-- START INFORMATION GIVEN --

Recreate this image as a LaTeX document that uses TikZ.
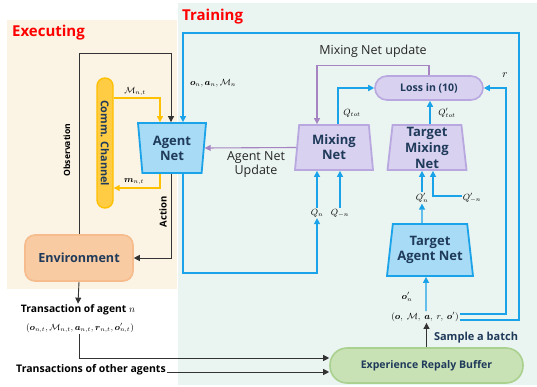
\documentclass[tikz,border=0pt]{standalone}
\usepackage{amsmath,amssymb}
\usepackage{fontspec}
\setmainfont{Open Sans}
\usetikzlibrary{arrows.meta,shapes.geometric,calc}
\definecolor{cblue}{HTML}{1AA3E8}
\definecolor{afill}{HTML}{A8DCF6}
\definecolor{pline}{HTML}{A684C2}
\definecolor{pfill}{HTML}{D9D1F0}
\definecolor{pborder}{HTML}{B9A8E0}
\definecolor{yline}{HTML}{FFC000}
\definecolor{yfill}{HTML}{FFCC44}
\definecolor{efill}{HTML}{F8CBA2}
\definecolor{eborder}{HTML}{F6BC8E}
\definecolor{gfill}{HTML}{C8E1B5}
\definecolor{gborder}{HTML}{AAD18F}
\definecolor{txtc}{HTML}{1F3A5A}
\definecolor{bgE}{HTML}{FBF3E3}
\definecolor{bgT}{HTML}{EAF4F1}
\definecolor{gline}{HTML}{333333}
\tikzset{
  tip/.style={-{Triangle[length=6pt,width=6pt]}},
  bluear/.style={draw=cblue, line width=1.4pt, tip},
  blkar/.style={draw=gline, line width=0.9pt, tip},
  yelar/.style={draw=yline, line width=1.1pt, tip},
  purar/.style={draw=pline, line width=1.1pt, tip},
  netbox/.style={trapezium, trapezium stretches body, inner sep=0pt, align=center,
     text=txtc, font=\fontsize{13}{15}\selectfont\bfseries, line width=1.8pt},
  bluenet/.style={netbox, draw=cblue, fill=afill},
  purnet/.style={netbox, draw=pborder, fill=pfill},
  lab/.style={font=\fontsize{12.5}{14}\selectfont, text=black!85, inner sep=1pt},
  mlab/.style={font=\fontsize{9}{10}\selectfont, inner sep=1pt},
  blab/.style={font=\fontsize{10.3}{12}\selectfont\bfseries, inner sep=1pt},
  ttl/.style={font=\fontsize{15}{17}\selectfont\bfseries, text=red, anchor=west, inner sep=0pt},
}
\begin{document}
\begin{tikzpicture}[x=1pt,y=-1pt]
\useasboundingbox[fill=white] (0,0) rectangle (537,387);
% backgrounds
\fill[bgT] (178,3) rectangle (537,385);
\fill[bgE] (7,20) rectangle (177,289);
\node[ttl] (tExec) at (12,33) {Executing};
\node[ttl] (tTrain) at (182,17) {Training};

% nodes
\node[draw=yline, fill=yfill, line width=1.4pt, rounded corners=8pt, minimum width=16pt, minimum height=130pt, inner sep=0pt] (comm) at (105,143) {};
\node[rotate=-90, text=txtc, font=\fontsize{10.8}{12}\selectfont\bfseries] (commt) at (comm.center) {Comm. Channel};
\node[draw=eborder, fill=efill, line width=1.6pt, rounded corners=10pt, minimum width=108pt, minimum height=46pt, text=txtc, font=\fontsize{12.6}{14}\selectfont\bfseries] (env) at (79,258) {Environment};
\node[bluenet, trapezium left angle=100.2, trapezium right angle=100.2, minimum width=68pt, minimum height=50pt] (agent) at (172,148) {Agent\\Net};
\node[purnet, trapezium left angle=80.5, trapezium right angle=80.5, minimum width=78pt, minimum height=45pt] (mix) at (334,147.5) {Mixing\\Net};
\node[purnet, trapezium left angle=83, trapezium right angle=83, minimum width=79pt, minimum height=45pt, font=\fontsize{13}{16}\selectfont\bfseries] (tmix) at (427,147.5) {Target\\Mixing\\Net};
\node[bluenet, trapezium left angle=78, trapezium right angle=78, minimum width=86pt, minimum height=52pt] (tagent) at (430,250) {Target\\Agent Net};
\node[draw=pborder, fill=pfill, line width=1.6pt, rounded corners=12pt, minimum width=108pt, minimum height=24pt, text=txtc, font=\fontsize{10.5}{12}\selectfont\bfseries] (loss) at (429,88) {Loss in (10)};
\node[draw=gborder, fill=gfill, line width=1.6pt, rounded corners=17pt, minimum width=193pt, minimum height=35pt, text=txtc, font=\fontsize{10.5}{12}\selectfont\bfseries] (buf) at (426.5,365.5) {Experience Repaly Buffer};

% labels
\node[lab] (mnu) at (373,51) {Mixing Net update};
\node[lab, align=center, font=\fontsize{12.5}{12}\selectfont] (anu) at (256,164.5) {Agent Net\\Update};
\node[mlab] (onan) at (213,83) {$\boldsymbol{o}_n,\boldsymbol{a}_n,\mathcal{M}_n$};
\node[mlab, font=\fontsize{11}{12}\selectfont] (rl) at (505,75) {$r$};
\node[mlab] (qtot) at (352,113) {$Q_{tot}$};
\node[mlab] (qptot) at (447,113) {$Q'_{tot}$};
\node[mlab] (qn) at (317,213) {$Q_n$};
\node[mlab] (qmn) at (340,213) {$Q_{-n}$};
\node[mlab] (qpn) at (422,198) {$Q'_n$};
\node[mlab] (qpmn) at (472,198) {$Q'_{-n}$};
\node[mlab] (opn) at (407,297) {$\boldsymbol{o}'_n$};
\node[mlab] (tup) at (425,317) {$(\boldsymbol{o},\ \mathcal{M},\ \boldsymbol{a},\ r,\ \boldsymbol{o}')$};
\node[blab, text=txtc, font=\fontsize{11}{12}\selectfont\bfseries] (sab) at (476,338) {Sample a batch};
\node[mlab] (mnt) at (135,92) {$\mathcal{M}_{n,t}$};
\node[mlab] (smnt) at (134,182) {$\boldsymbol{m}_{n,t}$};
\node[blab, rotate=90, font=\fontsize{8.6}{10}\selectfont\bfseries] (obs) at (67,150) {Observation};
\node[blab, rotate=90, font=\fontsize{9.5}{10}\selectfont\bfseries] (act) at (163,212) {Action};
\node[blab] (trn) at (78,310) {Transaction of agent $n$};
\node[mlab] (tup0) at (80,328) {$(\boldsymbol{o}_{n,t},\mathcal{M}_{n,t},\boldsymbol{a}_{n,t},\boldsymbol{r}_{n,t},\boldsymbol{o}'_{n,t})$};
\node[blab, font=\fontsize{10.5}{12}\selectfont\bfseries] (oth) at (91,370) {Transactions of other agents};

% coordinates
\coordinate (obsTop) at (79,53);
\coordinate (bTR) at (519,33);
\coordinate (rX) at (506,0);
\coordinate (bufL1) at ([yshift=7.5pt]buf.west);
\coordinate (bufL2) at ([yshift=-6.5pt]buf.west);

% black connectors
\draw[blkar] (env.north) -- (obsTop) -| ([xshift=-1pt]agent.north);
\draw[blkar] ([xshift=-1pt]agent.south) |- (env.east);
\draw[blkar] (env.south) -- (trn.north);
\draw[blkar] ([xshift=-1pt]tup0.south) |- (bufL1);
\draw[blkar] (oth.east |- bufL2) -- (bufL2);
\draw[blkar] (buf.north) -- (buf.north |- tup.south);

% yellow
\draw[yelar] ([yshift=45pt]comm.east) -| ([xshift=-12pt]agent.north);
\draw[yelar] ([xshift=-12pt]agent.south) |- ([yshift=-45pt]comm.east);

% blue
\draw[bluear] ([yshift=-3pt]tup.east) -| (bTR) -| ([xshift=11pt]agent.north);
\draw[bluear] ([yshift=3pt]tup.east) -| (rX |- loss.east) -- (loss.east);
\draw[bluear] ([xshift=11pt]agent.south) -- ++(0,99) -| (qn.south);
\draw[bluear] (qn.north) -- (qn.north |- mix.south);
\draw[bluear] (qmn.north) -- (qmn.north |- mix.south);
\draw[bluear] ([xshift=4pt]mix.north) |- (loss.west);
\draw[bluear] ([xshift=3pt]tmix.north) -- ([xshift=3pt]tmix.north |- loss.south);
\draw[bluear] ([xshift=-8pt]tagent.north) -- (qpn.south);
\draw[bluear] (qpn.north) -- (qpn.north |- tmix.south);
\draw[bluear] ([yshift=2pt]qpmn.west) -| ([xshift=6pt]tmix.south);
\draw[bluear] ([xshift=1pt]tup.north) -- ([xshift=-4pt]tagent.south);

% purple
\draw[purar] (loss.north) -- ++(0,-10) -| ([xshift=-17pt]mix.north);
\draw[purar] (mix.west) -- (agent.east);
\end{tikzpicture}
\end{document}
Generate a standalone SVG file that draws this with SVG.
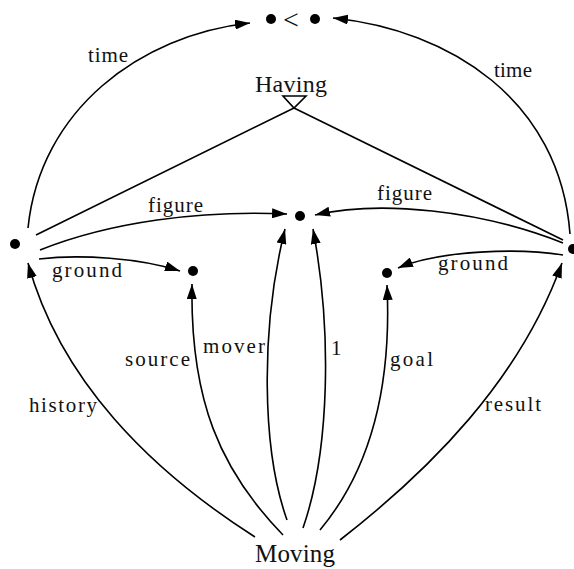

-- END INFORMATION GIVEN --

_TASK STATEMENT:_
Only lines belong in the copy: transcribe those from the start of the data through the line that contains "(tTrain) at (182,17)", and skip the pictures.

_OUTPUT FOR THIS TASK:_
Recreate this image as a LaTeX document that uses TikZ.
\documentclass[tikz,border=0pt]{standalone}
\usepackage{amsmath,amssymb}
\usepackage{fontspec}
\setmainfont{Open Sans}
\usetikzlibrary{arrows.meta,shapes.geometric,calc}
\definecolor{cblue}{HTML}{1AA3E8}
\definecolor{afill}{HTML}{A8DCF6}
\definecolor{pline}{HTML}{A684C2}
\definecolor{pfill}{HTML}{D9D1F0}
\definecolor{pborder}{HTML}{B9A8E0}
\definecolor{yline}{HTML}{FFC000}
\definecolor{yfill}{HTML}{FFCC44}
\definecolor{efill}{HTML}{F8CBA2}
\definecolor{eborder}{HTML}{F6BC8E}
\definecolor{gfill}{HTML}{C8E1B5}
\definecolor{gborder}{HTML}{AAD18F}
\definecolor{txtc}{HTML}{1F3A5A}
\definecolor{bgE}{HTML}{FBF3E3}
\definecolor{bgT}{HTML}{EAF4F1}
\definecolor{gline}{HTML}{333333}
\tikzset{
  tip/.style={-{Triangle[length=6pt,width=6pt]}},
  bluear/.style={draw=cblue, line width=1.4pt, tip},
  blkar/.style={draw=gline, line width=0.9pt, tip},
  yelar/.style={draw=yline, line width=1.1pt, tip},
  purar/.style={draw=pline, line width=1.1pt, tip},
  netbox/.style={trapezium, trapezium stretches body, inner sep=0pt, align=center,
     text=txtc, font=\fontsize{13}{15}\selectfont\bfseries, line width=1.8pt},
  bluenet/.style={netbox, draw=cblue, fill=afill},
  purnet/.style={netbox, draw=pborder, fill=pfill},
  lab/.style={font=\fontsize{12.5}{14}\selectfont, text=black!85, inner sep=1pt},
  mlab/.style={font=\fontsize{9}{10}\selectfont, inner sep=1pt},
  blab/.style={font=\fontsize{10.3}{12}\selectfont\bfseries, inner sep=1pt},
  ttl/.style={font=\fontsize{15}{17}\selectfont\bfseries, text=red, anchor=west, inner sep=0pt},
}
\begin{document}
\begin{tikzpicture}[x=1pt,y=-1pt]
\useasboundingbox[fill=white] (0,0) rectangle (537,387);
% backgrounds
\fill[bgT] (178,3) rectangle (537,385);
\fill[bgE] (7,20) rectangle (177,289);
\node[ttl] (tExec) at (12,33) {Executing};
\node[ttl] (tTrain) at (182,17) {Training};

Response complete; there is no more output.